Mesajı Okuyun
Old 24-01-2014, 10:11   #2
halit pamuk

 
Varsayılan

Yetki sözleşmesi, kesin yetki değil;münhasır yetkidir. Bu nedenle ilk itiraz olarak ileri sürülmezse, daha sonra dikkate alınmayacaktır.

T.C.

YARGITAY

15. HUKUK DAİRESİ

E. 2013/1552

K. 2013/2639

T. 16.4.2013

DAVA : Mahalli mahkemece verilen hükmün temyizen tetkiki davalı vekili tarafından istenmiş ve temyiz dilekçesinin süresi içinde verildiği anlaşılmış olmakla dosyadaki kağıtlar okundu gereği konuşulup düşünüldü:

KARAR : Dava, eser sözleşmesinden kaynaklanan iş bedeli alacağının tahsili için yapılan ilamsız icra takibine itirazın iptali ve takibin devamı işlemine ilişkindir.

Mahkemece yetkisizlik nedeniyle dava dilekçesinin reddine dair verilen karar, davalı vekilince temyiz edilmiştir.

6100 sayılı HMK'nın 116-a maddesinde kesin yetki kuralının bulunmadığı hallerde yetki itirazının ilk itiraz olarak ileri sürülmesi gerektiği belirtilmiş, 117/1. maddesinde de cevap dilekçesinde ileri sürülmeyen ilk itirazların dinlenemeyeceği hükmü getirilmiştir. Kesin yetki bulunmayan hallerde davalı tarafından süresinde ileri sürülmeyen yetki itirazının daha sonra ileri sürülmesi mümkün olmadığı gibi mahkemece de kendiliğinden dikkate alınamaz. 6100 sayılı HMK'nın 17. maddesinde tacirler ve kamu tüzel kişilerinin aralarında doğmuş veya doğabilecek bir uyuşmazlık hakkında bir veya birden fazla mahkemeyi sözleşme ile yetkili kılabilecekleri, taraflarca aksi kararlaştırılmadıkça davanın sadece sözleşme ile belirlenen bu mahkemelerde görülebileceği şeklinde düzenleme yapılmıştır. Yetki sözleşmesi de ancak kesin yetki bulunmayan hallerde ve tarafların tacir veya kamu tüzel kişisi olmaları halinde geçerli olarak yapılabilir.

Somut olayda taraflar tacir olup, dosyaya sunulan Fason Dikim Sözleşmesine göre İstanbul Mahkemelerinin yetkili olacağı kararlaştırıldığından sözleşmedeki yetki şartı geçerlidir. HMK'nın 17. maddesi gereğince davanın sadece sözleşme ile belirlenen mahkemede açılacağına dair hüküm aksi de kararlaştırılabileceğinden münhasır yetki olup, kesin yetki niteliğinde değildir.

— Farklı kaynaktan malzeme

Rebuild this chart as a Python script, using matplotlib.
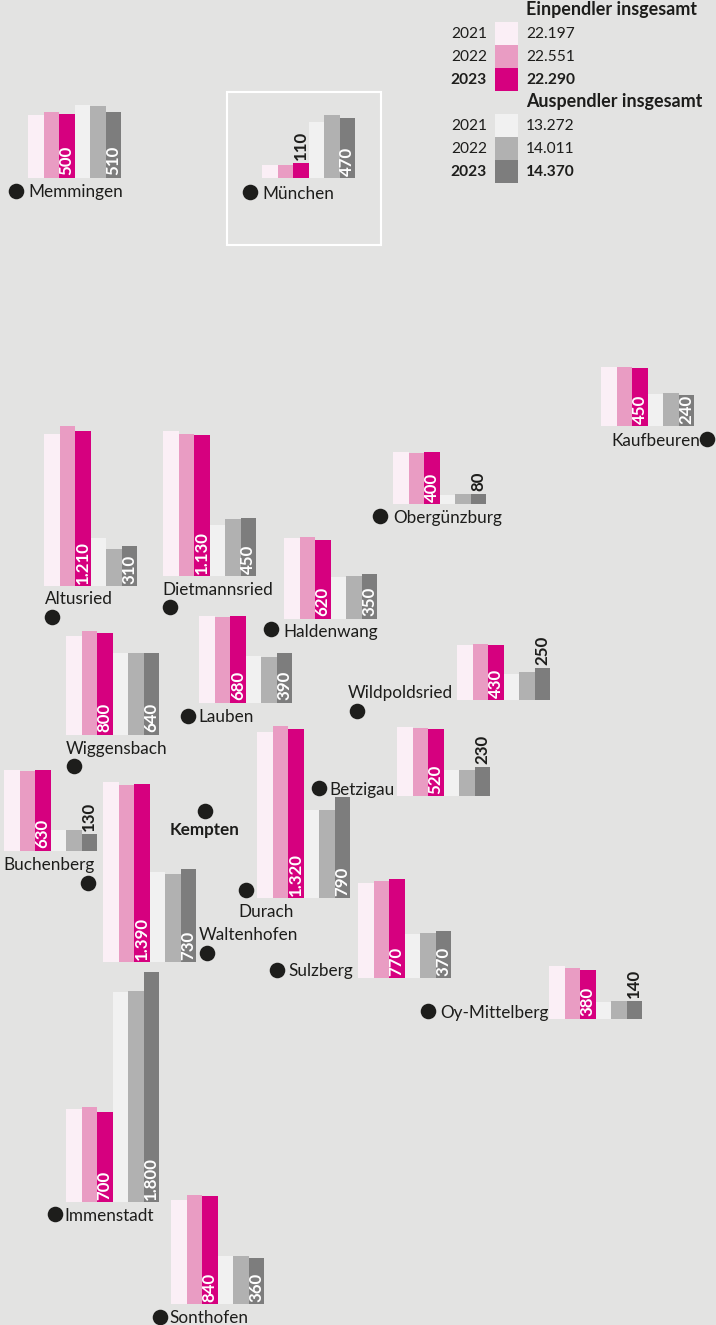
import matplotlib
matplotlib.use('Agg')
import matplotlib.pyplot as plt
from matplotlib.patches import Rectangle

plt.rcParams['font.family'] = ['Lato', 'DejaVu Sans']

# werte je gemeinde
orte = ['Memmingen', 'München', 'Altusried', 'Dietmannsried', 'Haldenwang', 'Wiggensbach',
        'Lauben', 'Wildpoldsried', 'Obergünzburg', 'Kaufbeuren', 'Betzigau', 'Buchenberg',
        'Durach', 'Waltenhofen', 'Sulzberg', 'Oy-Mittelberg', 'Immenstadt', 'Sonthofen']
ein_2021 = [490, 105, 1190, 1135, 630, 775, 680, 430, 405, 460, 540, 630, 1295, 1405, 740, 415, 725, 812]
ein_2022 = [515, 100, 1250, 1110, 640, 810, 670, 437, 400, 460, 530, 625, 1345, 1385, 760, 400, 740, 850]
ein_2023 = [500, 115, 1210, 1100, 620, 800, 680, 430, 405, 450, 520, 630, 1320, 1390, 770, 380, 700, 840]
aus_2021 = [570, 440, 375, 400, 330, 640, 365, 203, 70, 250, 203, 165, 685, 700, 345, 133, 1640, 375]
aus_2022 = [560, 490, 290, 445, 335, 640, 360, 219, 75, 258, 203, 165, 685, 685, 350, 140, 1650, 375]
aus_2023 = [510, 470, 310, 450, 350, 640, 390, 250, 80, 240, 230, 130, 790, 730, 370, 140, 1800, 360]
label_ein = ['500', '110', '1.210', '1.130', '620', '800', '680', '430', '400', '450', '520', '630',
             '1.320', '1.390', '770', '380', '700', '840']
label_aus = ['510', '470', '310', '450', '350', '640', '390', '250', '80', '240', '230', '130',
             '790', '730', '370', '140', '1.800', '360']

legend_jahre = ['2021', '2022', '2023']
legend_ein = ['22.197', '22.551', '22.290']
legend_aus = ['13.272', '14.011', '14.370']

# lage auf der karte in pixeln: balken links, grundlinie
bar_x = [28, 262, 44, 163, 284, 66, 199, 457, 393, 601, 397, 4, 257, 103, 358, 549, 66, 171]
bar_y = [177.5, 178, 586, 576, 619, 735, 703, 700, 504, 426, 796, 851, 898, 962, 978, 1019, 1202, 1304]
# punkt und name, Kempten hat keine balken
punkte = {
    'Memmingen': (16, 191, 28, 192), 'München': (250, 192, 262, 194),
    'Altusried': (52, 617, 44.5, 599), 'Dietmannsried': (170, 607, 162, 590),
    'Haldenwang': (271, 629, 283.5, 632), 'Wiggensbach': (74, 766, 66, 749),
    'Lauben': (188, 716, 198, 717), 'Wildpoldsried': (357, 711, 348, 693),
    'Obergünzburg': (380, 516, 393, 518), 'Kaufbeuren': (707, 439, 611, 441),
    'Betzigau': (319, 788, 329, 790), 'Buchenberg': (88, 883, 3, 865),
    'Kempten': (205, 811, 170, 830), 'Durach': (246, 890, 238, 912),
    'Waltenhofen': (207, 953, 199, 935), 'Sulzberg': (277, 970, 288, 971),
    'Oy-Mittelberg': (428, 1011, 440, 1013), 'Immenstadt': (55, 1214, 64, 1216),
    'Sonthofen': (160, 1317, 169, 1318),
}
aussen_ein = ['München']
aussen_aus = ['Wildpoldsried', 'Obergünzburg', 'Betzigau', 'Buchenberg', 'Oy-Mittelberg']

BG = '#e3e3e2'
DUNKEL = '#1d1d1b'
FARBEN = ['#fbeff6', '#e99cc3', '#d6007f', '#f1f1f1', '#b1b1b1', '#7d7d7d']
PX_PRO_WERT = 0.128
STEP = 15.5
NAME_SIZE = 12.3
WERT_SIZE = 12.2
LEGEND_SIZE = 11.2


def wert_label(ax, x, y, text, aussen, farbe='white'):
    if aussen:
        farbe = DUNKEL
    ax.text(x, y, text, rotation=90, ha='center', va='bottom', color=farbe,
            fontsize=WERT_SIZE, fontweight='bold')


def main():
    fig = plt.figure(figsize=(7.16, 13.25), dpi=100, facecolor=BG)
    ax = fig.add_axes([0, 0, 1, 1])
    ax.set_xlim(0, 716)
    ax.set_ylim(1325, 0)
    ax.axis('off')

    ax.add_patch(Rectangle((227, 92), 154, 153, fill=False, edgecolor='white', linewidth=1.5))

    reihen = [ein_2021, ein_2022, ein_2023, aus_2021, aus_2022, aus_2023]
    for i, ort in enumerate(orte):
        for j, reihe in enumerate(reihen):
            ax.bar(bar_x[i] + j * STEP, -reihe[i] * PX_PRO_WERT, bottom=bar_y[i], width=STEP + 0.3,
                   align='edge', color=FARBEN[j], linewidth=0)

        x_ein = bar_x[i] + 2.5 * STEP
        x_aus = bar_x[i] + 5.5 * STEP
        if ort in aussen_ein:
            wert_label(ax, x_ein, bar_y[i] - ein_2023[i] * PX_PRO_WERT - 3, label_ein[i], True)
        else:
            wert_label(ax, x_ein, bar_y[i] - 2.5, label_ein[i], False)
        if ort in aussen_aus:
            wert_label(ax, x_aus, bar_y[i] - aus_2023[i] * PX_PRO_WERT - 3, label_aus[i], True)
        else:
            wert_label(ax, x_aus, bar_y[i] - 2.5, label_aus[i], False)

    for ort, (px, py, tx, ty) in punkte.items():
        ax.plot(px, py, 'o', color=DUNKEL, markersize=11.2, markeredgewidth=0)
        ax.text(tx, ty, ort, ha='left', va='center', color=DUNKEL, fontsize=NAME_SIZE,
                fontweight='bold' if ort == 'Kempten' else 'normal')

    # legende
    ax.text(526, 10, 'Einpendler insgesamt', va='center', color=DUNKEL, fontsize=12.9, fontweight='bold')
    ax.text(526, 102, 'Auspendler insgesamt', va='center', color=DUNKEL, fontsize=12.9, fontweight='bold')
    for k, jahr in enumerate(legend_jahre):
        gewicht = 'bold' if k == 2 else 'normal'
        for y0, werte, start in [(22, legend_ein, 0), (114, legend_aus, 3)]:
            ax.add_patch(Rectangle((495, y0 + k * 23), 23, 23, facecolor=FARBEN[start + k], linewidth=0))
            ax.text(487, y0 + 12 + k * 23, jahr, ha='right', va='center', color=DUNKEL,
                    fontsize=LEGEND_SIZE, fontweight=gewicht)
            ax.text(526, y0 + 12 + k * 23, werte[k], ha='left', va='center', color=DUNKEL,
                    fontsize=LEGEND_SIZE, fontweight=gewicht)

    fig.savefig('out.png', dpi=100, facecolor=BG)


main()
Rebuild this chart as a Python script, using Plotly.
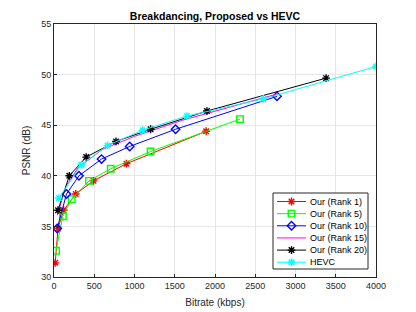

Davalı tarafça da gerek icra dosyasında gerekse açılan itirazın iptali davasında süresi içinde yetki itirazında bulunulmamıştır.

Bu durumda ilk itiraz olarak mahkemenin yetkisiz olduğu ileri sürülmediği ve ilk itiraz süresinden sonra taraflar yetki hususunu tartışamayacakları ve kesin yetki de bulunmadığından mahkemece işin esasının incelenip, sonucuna uygun bir karar verilmesi gerekirken yanlış değerlendirme ile yetkisizlik kararı verilmesi doğru olmamış, bozulması uygun bulunmuştur.

SONUÇ : Yukarıda açıklanan nedenlerle temyiz itirazlarının kabulü ile kararın ( BOZULMASINA ), ödediği temyiz peşin harcının istek halinde temyiz eden davalıya geri verilmesine, 16.04.2013 gününde oybirliğiyle karar verildi.